A former coal power plant in Manchester is going to be transformed into a cutting-edge clean tech development, which will then become home to the largest energy storage system in the world to date.
Carlton Power, an independent infrastructure development business in the UK energy industry, has already gained planning permission for the project, which will work to help balance the national grid. Located at the Trafford Low Carbon Energy Park in Manchester, the 1GW project has been valued at £750 million and was given the green light after Trafford Council approved planning.
The plan is to get the battery project up and running by Q1 of 2025, and once the project is running, the Trafford facility will deliver ancillary and reserve services to the national grid and generate a series of commercial income streams. The project will be developed in a number of phases that allow different investors to buy into large-scale projects of 250MW at a later stage of development.
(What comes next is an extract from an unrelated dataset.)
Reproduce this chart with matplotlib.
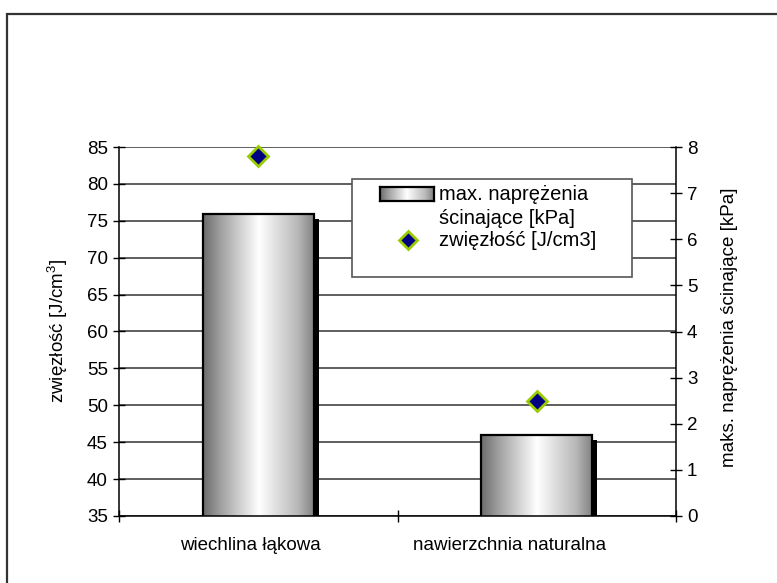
import numpy as np
import matplotlib
matplotlib.use("Agg")
import matplotlib.pyplot as plt
from matplotlib.patches import Rectangle
from matplotlib.lines import Line2D
from matplotlib import patheffects
from matplotlib.transforms import ScaledTranslation

# ---- data ----
categories = ["wiechlina łąkowa", "nawierzchnia naturalna"]
bar_values = [75.9, 46.0]        # bars, read on the left scale
point_values = [7.8, 2.5]        # diamonds, read on the right scale
left_ticks = [35, 40, 45, 50, 55, 60, 65, 70, 75, 80, 85]
right_ticks = [0, 1, 2, 3, 4, 5, 6, 7, 8]
bar_label = "max. naprężenia\nścinające [kPa]"
point_label = "zwięzłość [J/cm3]"
left_title = "zwięzłość [J/cm$^3$]"
right_title = "maks. naprężenia ścinające [kPa]"

plt.rcParams["font.family"] = ["Liberation Sans", "DejaVu Sans"]
plt.rcParams["mathtext.fontset"] = "custom"
plt.rcParams["mathtext.rm"] = "Liberation Sans"
plt.rcParams["mathtext.it"] = "Liberation Sans"

W, H = 777, 583
FS = 13.5
LFS = 14.5
Y0, Y1 = 35, 85


def fx(p):
    return p / W


def fy(p):
    return 1 - p / H


fig = plt.figure(figsize=(W / 100, H / 100), dpi=100)
fig.patch.set_facecolor("white")

# outer chart frame (runs off the right and bottom of the canvas)
fig.add_artist(Rectangle((fx(7), -0.2), 1.5, fy(14) + 0.2, transform=fig.transFigure,
                         fill=False, ec="#333333", lw=1.6, clip_on=False, zorder=0))

ax = fig.add_axes([fx(119), fy(516), (676 - 119) / W, (516 - 147) / H])
x = np.arange(len(categories))
width = 0.40

# horizontal gray gradient used to fill the bars
t = np.linspace(0, 1, 256)
g = np.interp(t, [0, 0.15, 0.5, 0.85, 1], [0.42, 0.62, 1.0, 0.72, 0.50])
grad = np.stack([g, g, g], axis=-1)[None, :, :]

shadow = [patheffects.SimplePatchShadow(offset=(3.6, -3.6), shadow_rgbFace="black", alpha=1.0),
          patheffects.Normal()]
bars = ax.bar(x, bar_values, width=width, color="white", edgecolor="none",
              zorder=2, path_effects=shadow)
for b in bars:
    im = ax.imshow(grad, extent=[b.get_x(), b.get_x() + b.get_width(), Y0, b.get_height()],
                   aspect="auto", interpolation="bilinear", zorder=2.5)
    im.set_clip_path(b)
ax.bar(x, bar_values, width=width, fill=False, edgecolor="black", lw=1.6, zorder=3)

ax.set_xlim(-0.5, len(categories) - 0.5)
ax.set_ylim(Y0, Y1)
ax.set_yticks(left_ticks)
ax.yaxis.grid(True, color="#333333", lw=1.1)
ax.set_axisbelow(True)
ax.tick_params(axis="y", direction="inout", length=8, width=1, labelsize=FS, pad=4)

ax.set_xticks(x)
ax.set_xticklabels(categories, fontsize=FS)
ax.set_xticks([-0.5, 0.5, 1.5], minor=True)
ax.tick_params(axis="x", which="major", length=0, pad=15)
ax.tick_params(axis="x", which="minor", direction="inout", length=9, width=1)
for lab, dx in zip(ax.get_xticklabels(), [-8, -27]):
    lab.set_transform(lab.get_transform() + ScaledTranslation(dx / 100, 0, fig.dpi_scale_trans))

for s in ["top", "right"]:
    ax.spines[s].set_visible(False)
for s in ["left", "bottom"]:
    ax.spines[s].set_linewidth(1.1)

ax2 = ax.twinx()
ax2.plot(x, point_values, ls="none", marker="D", ms=10, mfc="#000080", mec="#99cc00",
         mew=2, zorder=5, clip_on=False)
ax2.set_ylim(0, 8)
ax2.set_yticks(right_ticks)
ax2.tick_params(axis="y", direction="inout", length=8, width=1, labelsize=FS, pad=4)
for s in ["top", "left", "bottom"]:
    ax2.spines[s].set_visible(False)
ax2.spines["right"].set_linewidth(1.1)

# axis titles
fig.text(fx(58), fy(331), left_title, rotation=90, ha="center", va="center", fontsize=FS)
fig.text(fx(729), fy(327), right_title, rotation=90, ha="center", va="center", fontsize=FS)

# legend box
fig.add_artist(Rectangle((fx(352), fy(277)), (632 - 352) / W, (277 - 179) / H,
                         transform=fig.transFigure, fc="white", ec="#555555", lw=1.2, zorder=10))
sw = fig.add_axes([fx(380), fy(201), 54 / W, 14 / H], zorder=11)
sw.imshow(grad, aspect="auto", interpolation="bilinear")
sw.set_xticks([])
sw.set_yticks([])
for s in sw.spines.values():
    s.set_linewidth(1.6)
    s.set_color("black")
fig.add_artist(Line2D([fx(408)], [fy(240)], transform=fig.transFigure, marker="D", ms=9,
                      mfc="#000080", mec="#99cc00", mew=2, ls="none", zorder=11))
l1, l2 = bar_label.split("\n")
fig.text(fx(439), fy(194), l1, va="center", ha="left", fontsize=LFS, zorder=11)
fig.text(fx(439), fy(218), l2, va="center", ha="left", fontsize=LFS, zorder=11)
fig.text(fx(439), fy(240), point_label, va="center", ha="left", fontsize=LFS, zorder=11)

fig.savefig("out.png", dpi=100)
The location is placed strategically on the National Grid system for easy connection with the network. It is also ideally placed to feed into the high-pressure natural gas system and to the planned HyNet Hydrogen network. The Trafford Low Carbon Energy Park is already home to a number of low carbon technology projects, on a site that was formerly home to heavy industry.
The new battery site was acquired by Carlton Power in 2008 and the site's total investment value will be £2 billion. The company has already been given planning permission to build one of Britain's first pipelines for hydrogen power at the same site.
The site will also be home to another project to build the first liquid air storage infrastructure in the world on a commercial basis in a cryogenic energy system.